Which is better? By ear or notation?
Learning to play piano by ear has always been a controversy probably since the piano was invented.
Proponents of this approach claim that it’s easier and it reinforces key listening skills while critics claim that it doesn’t teach people how to play – it teaches people how to mimic instead.
We’re a bit on the fence of this issue ourselves because it has its advantages and its disadvantages. That’s why we recommend this approach in conjunction with traditional methods.
Playing By Ear Explained
Playing the piano by ear is a process where the pianist learns to reproduce a song by first, listening to it and second, by
attempting to copy what was heard. This pattern of “listen-and-play” is of course repeated until the pianist faithfully reproduces the song from memory.
The pianist is said to have relative pitch if he can detect the pattern of the music by ear but not necessarily the key it’s played in. He is said to have absolute or perfect pitch if can detect the key a song is played in but not necessarily the pattern. Developing both is ideal…

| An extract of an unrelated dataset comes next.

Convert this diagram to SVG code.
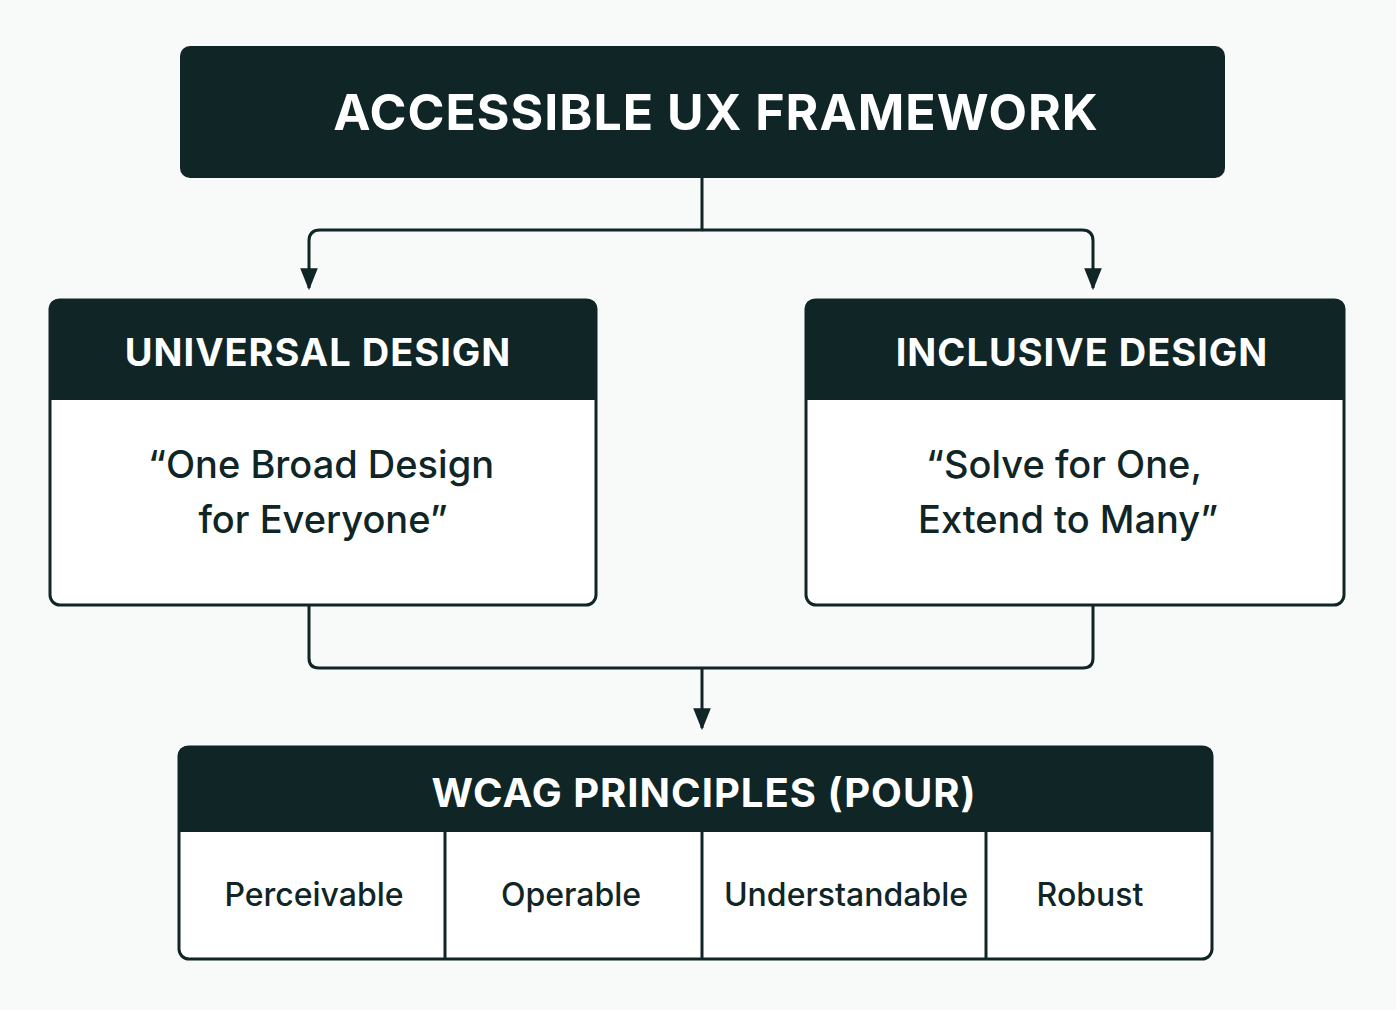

Common Complaints On Both Sides Of The Coin
In the traditional method, pianist plays music from notation or sheet music. A common complaint among many traditionally trained pianists is that that can not play music unless they’re seated in front of some kind of sheet music. Of course those who already know how to play piano by ear complain that they can’t read sheet music! What we need here it seems, is a nice balance of these two talents so that a pianist trained in both approaches can play music in any situation.
Can’t They Both Just Get Along?
One thing is for sure and that is that both learning methods can be learned. This means that playing by ear can be learned too. Some people can seemingly sit down and play any song that they hear, but chances are that they’ve had plenty of practice — not necessarily at playing a song — but at listening.
The Value Of Listening
Actively listening is the most important thing if you want play piano by ear and although it seems pretty obvious, skilled pianists of this approach have trained themselves to listen for specific things. One of these things is chords. By listening for specific chords in a song, a “play-by-ear” pianist will know where to start when it’s his or her turn to reproduce that song.
So for example, if a pianist hears a song that’s pretty heavy on major chords, he’ll know where most of the notes are situated on the keyboard. If she listens to some music and discovers that the song barely moves out of the F scale, she’ll know the range of keys to use. You can do the same too by carefully listening to the music that you hear and by trying to find patterns that you’re familiar with.
Once you can identify and reproduce those patterns, the rest of the song should come about fairly naturally since melodies are for the most part, extensions of chords and scales. Of course, the better listener that you become, the better you’ll play the piano. And that’s true whether you choose to play piano by ear or traditionally with sheet music.